To this end, the group undertook underpaid internships with French farmers. They carried this knowledge back to Africa, their reverse journey from Europe a symbolic undoing of the effects of colonial economics. “To fight the sun and the famine, our weapon is the daba (pickaxe),” became their motto in establishing the Somankidi Koura cooperative.

Using material from public archives and the personal collection of filmmaker Bouba Touré, one of the co-founders of the cooperative, Crossing Voices illustrates the continued struggles of immigrant and illegal workers in France and contrasts it with the everyday operations of the cooperative. Spanning decades, continents and economic activities, the film offers a cogent historical analysis of blue-collar emigration from Africa.

The politics of migratory labour takes a backseat in Caught in the Rain, which instead adopts an oblique, lyrical approach to representing migrant life. The setting is a nondescript residence in Belgium. Two African men are engaged in what appears to be fragments of renovation work, peeling old wallpapers, clearing scrap materials or doing the laundry. But there are interruptions: responding to offscreen signals, one of the men abandons his task and rushes outside. It rains a while later, and the man lets half-a-dozen other immigrants inside. They wait until the rain stops and then make their way out as quietly as they came in.

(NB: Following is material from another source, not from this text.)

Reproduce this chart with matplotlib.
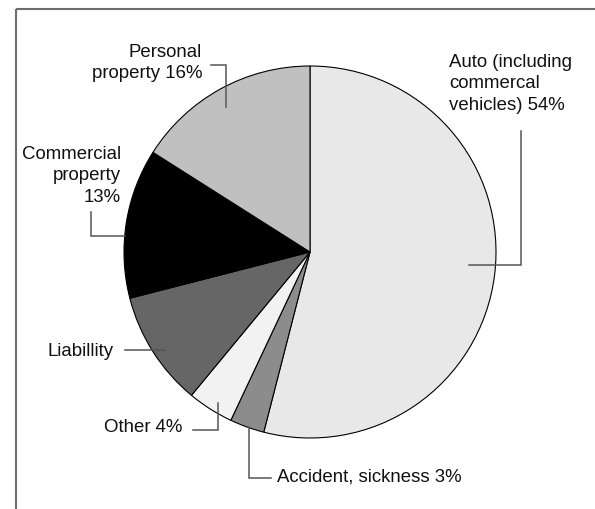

We learn shortly that the two workers were picked up by the police five months ago on a raid. The men, it appears, are illegal immigrants squatting in this abandoned house; far from distraction, their alertness to off-camera stimuli is indicative of their uncertain situation, a compulsion to be ready to flee anytime. But this scenario isn’t treated for dramatic effect.  

Rather, the film unfolds like a haiku; instead of putting their actors through a narrative, directors Mieriën Coppens and Elie Maissin photograph them in partially-lit profiles, lending them a monumental presence that underscores their silent dignity. There are precedents to this approach in the work of Pedro Costa or even John Ford. But the film’s rarefied portrait of immigrant labour and community life is moving in its own right. In their apparent precarity, their quiet desperation, the workers here call to mind India’s nameless, numberless migrant labourers who, too, were forced to run for shelter, caught in the metaphorical rain.